| THE PROBLEM |
In the material below, find each line holding the string "page" and copy it.

| LISTING |

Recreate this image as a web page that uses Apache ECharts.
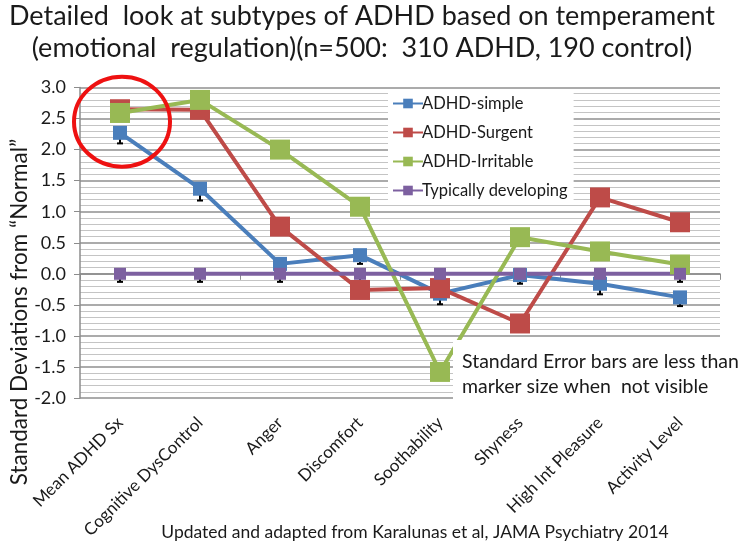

* * *

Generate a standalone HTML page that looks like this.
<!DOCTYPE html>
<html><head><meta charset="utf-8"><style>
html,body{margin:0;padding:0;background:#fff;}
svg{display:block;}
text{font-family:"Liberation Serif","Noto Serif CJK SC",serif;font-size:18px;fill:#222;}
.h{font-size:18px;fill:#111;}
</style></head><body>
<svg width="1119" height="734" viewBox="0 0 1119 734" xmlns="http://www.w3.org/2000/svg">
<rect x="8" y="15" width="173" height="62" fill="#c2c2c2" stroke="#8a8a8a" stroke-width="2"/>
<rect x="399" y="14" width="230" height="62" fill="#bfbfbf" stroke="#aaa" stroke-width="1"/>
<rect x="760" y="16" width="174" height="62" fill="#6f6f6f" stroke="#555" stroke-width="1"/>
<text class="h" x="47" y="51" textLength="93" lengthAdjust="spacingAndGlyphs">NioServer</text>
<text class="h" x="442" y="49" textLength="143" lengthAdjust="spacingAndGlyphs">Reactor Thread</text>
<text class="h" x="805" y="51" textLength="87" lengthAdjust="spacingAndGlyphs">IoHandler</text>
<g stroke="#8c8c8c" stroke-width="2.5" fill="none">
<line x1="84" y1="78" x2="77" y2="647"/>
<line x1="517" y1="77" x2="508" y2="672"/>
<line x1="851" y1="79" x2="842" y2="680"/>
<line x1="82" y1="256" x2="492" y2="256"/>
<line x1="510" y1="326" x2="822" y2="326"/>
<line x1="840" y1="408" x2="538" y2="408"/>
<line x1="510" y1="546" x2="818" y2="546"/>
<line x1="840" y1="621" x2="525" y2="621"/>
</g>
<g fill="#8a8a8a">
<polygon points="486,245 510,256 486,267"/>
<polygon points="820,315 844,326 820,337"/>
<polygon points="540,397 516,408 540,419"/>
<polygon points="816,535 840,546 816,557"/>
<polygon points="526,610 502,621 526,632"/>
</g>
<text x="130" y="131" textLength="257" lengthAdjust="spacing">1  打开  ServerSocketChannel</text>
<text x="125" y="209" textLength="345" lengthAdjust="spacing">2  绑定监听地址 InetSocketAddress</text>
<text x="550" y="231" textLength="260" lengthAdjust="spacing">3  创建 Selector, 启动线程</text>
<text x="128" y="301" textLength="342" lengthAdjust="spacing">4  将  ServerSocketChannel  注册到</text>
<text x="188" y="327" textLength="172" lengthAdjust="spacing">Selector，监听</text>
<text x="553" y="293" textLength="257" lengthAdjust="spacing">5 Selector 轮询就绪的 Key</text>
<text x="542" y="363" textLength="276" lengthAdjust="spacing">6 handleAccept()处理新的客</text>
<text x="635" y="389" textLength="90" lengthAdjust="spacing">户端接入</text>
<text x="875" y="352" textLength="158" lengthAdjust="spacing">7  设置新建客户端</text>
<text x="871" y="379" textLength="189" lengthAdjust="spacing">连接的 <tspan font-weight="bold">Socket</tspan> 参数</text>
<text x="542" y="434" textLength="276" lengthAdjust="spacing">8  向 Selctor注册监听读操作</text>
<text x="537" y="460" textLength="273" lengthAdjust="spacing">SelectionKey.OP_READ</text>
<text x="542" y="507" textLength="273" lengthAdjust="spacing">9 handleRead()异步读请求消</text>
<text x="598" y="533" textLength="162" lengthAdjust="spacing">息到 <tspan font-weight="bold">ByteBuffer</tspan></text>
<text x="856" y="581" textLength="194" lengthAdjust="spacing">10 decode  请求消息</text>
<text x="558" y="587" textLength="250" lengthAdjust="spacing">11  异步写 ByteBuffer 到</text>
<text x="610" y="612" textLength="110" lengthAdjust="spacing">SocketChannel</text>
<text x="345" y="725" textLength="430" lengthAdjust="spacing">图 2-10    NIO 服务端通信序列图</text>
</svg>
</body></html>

| OUTPUT OF THE EXERCISE |
Recreate this image as a web page that uses Apache ECharts.
Generate a standalone HTML page that looks like this.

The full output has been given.